Your task: Give only the number of lines that include the string "What".

§ §

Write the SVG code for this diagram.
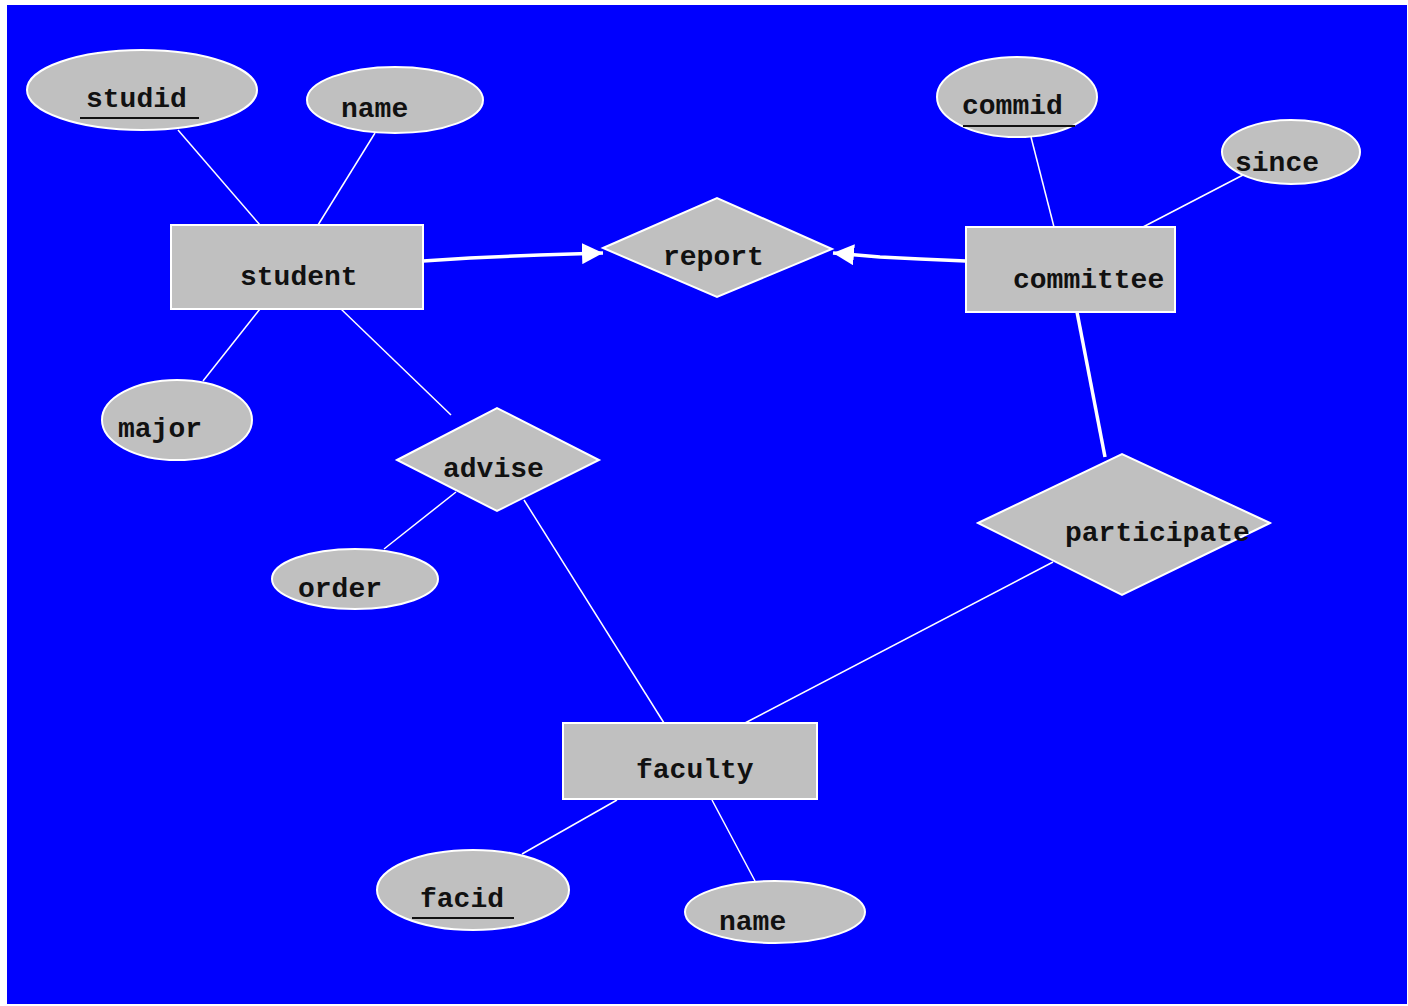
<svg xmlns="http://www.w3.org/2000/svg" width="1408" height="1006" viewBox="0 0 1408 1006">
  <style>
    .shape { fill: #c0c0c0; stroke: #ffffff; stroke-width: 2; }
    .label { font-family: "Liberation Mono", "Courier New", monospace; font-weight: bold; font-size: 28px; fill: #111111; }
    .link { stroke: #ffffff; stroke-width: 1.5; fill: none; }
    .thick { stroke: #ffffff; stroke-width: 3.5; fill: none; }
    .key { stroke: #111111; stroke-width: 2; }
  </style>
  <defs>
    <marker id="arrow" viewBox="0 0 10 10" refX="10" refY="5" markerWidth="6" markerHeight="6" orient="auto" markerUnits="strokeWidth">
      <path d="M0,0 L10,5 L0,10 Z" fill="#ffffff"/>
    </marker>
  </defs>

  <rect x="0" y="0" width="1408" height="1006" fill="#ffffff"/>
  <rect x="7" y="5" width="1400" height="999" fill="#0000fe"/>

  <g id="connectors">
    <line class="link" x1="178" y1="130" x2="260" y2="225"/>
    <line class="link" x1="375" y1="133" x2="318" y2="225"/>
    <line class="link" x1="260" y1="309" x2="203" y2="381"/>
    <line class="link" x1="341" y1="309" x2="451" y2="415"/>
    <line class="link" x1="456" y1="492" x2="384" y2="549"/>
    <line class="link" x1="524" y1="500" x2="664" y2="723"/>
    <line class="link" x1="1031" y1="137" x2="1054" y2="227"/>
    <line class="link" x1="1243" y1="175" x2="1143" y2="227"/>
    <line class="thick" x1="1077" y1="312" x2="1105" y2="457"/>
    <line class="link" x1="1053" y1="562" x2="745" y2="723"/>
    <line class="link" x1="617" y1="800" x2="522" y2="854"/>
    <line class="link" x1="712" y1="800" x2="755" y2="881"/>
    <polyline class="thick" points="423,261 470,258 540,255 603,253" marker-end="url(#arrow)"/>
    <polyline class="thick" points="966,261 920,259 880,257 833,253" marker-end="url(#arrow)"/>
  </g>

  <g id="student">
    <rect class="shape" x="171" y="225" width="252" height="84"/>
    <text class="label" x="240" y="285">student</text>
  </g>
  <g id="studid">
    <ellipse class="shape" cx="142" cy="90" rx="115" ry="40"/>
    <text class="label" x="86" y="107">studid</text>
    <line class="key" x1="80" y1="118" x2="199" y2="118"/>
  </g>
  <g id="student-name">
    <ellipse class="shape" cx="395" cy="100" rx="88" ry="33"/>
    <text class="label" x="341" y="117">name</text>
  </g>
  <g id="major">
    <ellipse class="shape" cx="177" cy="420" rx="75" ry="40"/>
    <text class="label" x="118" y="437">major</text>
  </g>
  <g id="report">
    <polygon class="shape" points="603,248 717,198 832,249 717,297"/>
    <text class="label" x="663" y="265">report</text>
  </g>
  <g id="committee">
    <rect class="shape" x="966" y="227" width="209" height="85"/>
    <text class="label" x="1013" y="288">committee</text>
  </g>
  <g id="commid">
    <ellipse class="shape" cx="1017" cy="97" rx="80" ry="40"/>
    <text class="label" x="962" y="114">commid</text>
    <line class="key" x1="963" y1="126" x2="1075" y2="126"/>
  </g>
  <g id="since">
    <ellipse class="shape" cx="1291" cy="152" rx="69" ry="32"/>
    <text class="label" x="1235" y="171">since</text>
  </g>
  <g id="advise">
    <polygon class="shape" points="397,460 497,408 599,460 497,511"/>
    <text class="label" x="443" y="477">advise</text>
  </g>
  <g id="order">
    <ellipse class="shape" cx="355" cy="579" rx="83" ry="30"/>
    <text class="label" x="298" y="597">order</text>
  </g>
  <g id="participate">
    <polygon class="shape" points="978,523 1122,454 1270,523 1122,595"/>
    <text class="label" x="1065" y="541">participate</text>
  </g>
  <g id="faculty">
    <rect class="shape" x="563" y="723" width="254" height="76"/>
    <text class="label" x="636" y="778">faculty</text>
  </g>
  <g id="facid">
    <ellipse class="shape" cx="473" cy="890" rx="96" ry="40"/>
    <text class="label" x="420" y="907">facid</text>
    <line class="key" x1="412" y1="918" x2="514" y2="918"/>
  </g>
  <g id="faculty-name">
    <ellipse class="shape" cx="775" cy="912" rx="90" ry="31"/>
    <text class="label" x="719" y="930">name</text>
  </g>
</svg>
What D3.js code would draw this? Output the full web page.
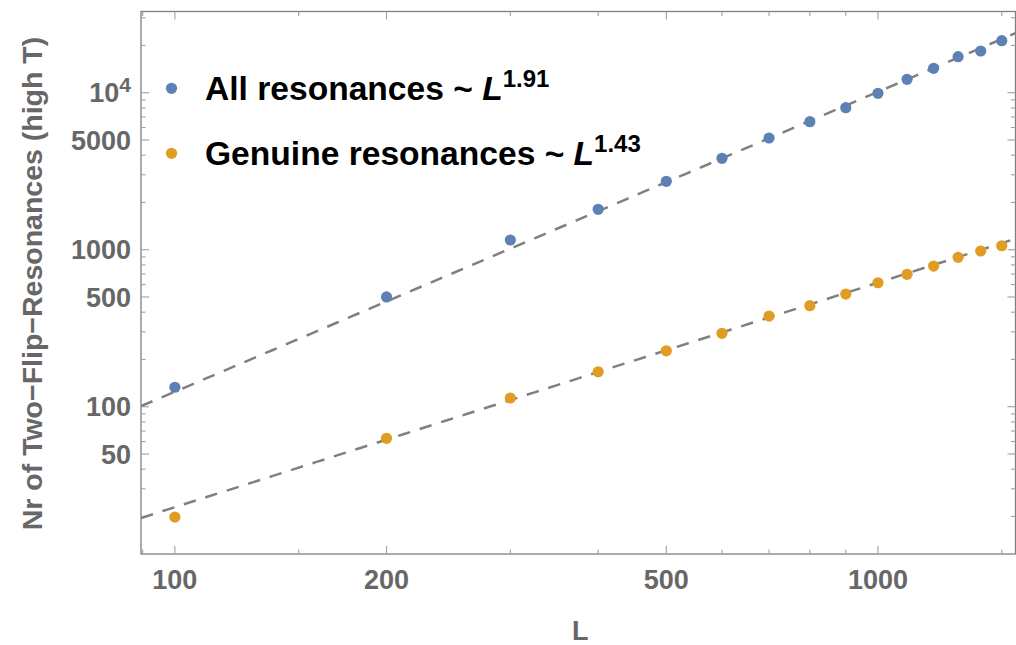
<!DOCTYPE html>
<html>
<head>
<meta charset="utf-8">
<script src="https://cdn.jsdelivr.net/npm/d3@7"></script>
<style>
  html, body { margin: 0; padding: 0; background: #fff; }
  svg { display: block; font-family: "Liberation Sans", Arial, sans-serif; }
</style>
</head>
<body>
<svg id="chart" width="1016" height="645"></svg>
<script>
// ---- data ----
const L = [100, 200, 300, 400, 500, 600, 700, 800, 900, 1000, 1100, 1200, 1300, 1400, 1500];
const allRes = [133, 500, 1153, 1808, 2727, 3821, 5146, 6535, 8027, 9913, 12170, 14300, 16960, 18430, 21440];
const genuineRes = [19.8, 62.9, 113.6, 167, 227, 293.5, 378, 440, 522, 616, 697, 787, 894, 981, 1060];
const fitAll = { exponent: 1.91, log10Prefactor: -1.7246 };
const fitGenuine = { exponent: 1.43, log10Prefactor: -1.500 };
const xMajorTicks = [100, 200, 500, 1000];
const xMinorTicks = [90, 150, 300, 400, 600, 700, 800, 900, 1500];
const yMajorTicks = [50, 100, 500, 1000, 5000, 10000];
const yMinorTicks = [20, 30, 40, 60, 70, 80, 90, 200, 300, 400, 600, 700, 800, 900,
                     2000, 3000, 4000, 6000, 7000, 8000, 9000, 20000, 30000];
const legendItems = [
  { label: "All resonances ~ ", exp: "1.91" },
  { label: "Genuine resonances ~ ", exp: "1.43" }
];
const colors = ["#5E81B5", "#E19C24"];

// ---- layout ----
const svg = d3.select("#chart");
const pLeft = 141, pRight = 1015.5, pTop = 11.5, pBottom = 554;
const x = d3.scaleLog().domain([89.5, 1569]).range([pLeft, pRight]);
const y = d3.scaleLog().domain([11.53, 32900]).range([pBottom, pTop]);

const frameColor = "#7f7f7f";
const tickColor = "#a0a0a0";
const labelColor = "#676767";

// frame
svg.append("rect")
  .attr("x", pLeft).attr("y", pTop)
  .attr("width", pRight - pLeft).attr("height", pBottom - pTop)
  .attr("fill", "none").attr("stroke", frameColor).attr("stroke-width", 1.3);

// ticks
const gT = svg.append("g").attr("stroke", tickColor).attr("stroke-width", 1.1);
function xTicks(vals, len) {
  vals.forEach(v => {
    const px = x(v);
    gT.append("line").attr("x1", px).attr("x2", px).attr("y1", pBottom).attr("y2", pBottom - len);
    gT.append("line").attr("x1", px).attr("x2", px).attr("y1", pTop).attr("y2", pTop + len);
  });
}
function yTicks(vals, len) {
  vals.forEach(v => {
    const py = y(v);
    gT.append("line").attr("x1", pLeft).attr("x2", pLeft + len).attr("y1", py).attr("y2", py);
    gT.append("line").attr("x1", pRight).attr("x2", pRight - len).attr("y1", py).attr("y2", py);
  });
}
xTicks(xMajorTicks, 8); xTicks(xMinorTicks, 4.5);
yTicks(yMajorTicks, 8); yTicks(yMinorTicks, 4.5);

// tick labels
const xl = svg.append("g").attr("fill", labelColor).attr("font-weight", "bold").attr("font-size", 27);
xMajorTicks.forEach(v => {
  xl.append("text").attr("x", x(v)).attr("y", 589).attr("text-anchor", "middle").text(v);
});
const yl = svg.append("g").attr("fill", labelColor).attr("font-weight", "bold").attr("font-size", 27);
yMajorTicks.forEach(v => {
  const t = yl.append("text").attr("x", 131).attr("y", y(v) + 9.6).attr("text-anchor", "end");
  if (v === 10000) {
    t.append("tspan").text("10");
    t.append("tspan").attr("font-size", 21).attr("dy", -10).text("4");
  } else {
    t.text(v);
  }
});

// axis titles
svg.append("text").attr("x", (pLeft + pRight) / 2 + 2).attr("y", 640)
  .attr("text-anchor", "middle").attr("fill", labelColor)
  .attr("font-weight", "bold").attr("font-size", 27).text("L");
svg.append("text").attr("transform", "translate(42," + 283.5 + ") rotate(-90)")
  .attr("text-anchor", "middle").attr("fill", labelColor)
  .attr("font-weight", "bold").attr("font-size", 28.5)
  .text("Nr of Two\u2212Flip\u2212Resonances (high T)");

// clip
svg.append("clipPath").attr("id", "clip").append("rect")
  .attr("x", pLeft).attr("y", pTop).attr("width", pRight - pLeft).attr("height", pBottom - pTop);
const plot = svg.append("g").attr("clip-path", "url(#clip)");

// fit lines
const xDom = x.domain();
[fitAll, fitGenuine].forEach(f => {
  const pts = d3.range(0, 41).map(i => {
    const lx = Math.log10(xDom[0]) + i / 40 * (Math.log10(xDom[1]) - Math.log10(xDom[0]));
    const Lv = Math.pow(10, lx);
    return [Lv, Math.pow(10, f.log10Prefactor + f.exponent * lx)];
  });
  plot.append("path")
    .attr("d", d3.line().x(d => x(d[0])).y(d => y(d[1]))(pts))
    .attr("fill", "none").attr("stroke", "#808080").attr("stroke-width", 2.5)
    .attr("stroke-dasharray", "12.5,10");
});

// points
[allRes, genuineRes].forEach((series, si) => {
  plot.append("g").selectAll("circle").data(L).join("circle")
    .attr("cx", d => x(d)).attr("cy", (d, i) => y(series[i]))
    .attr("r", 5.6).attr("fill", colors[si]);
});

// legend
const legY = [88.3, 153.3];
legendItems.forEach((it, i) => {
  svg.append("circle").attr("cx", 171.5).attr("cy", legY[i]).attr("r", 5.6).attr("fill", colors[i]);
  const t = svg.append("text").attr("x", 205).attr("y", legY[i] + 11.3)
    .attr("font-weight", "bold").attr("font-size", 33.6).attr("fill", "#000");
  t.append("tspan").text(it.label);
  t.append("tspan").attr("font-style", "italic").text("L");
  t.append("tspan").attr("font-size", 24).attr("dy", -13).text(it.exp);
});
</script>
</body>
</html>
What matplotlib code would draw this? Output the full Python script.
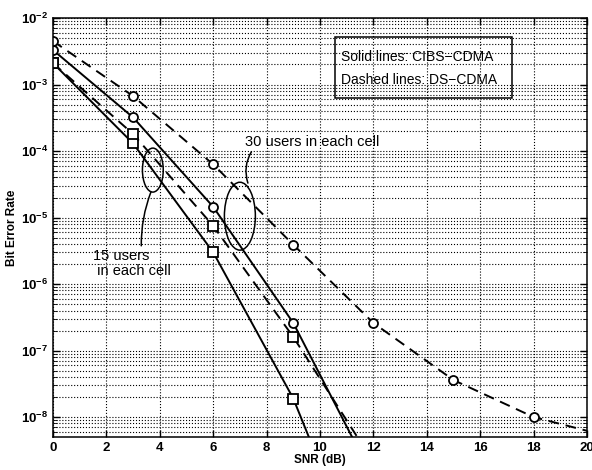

§ §

Output for this task: 2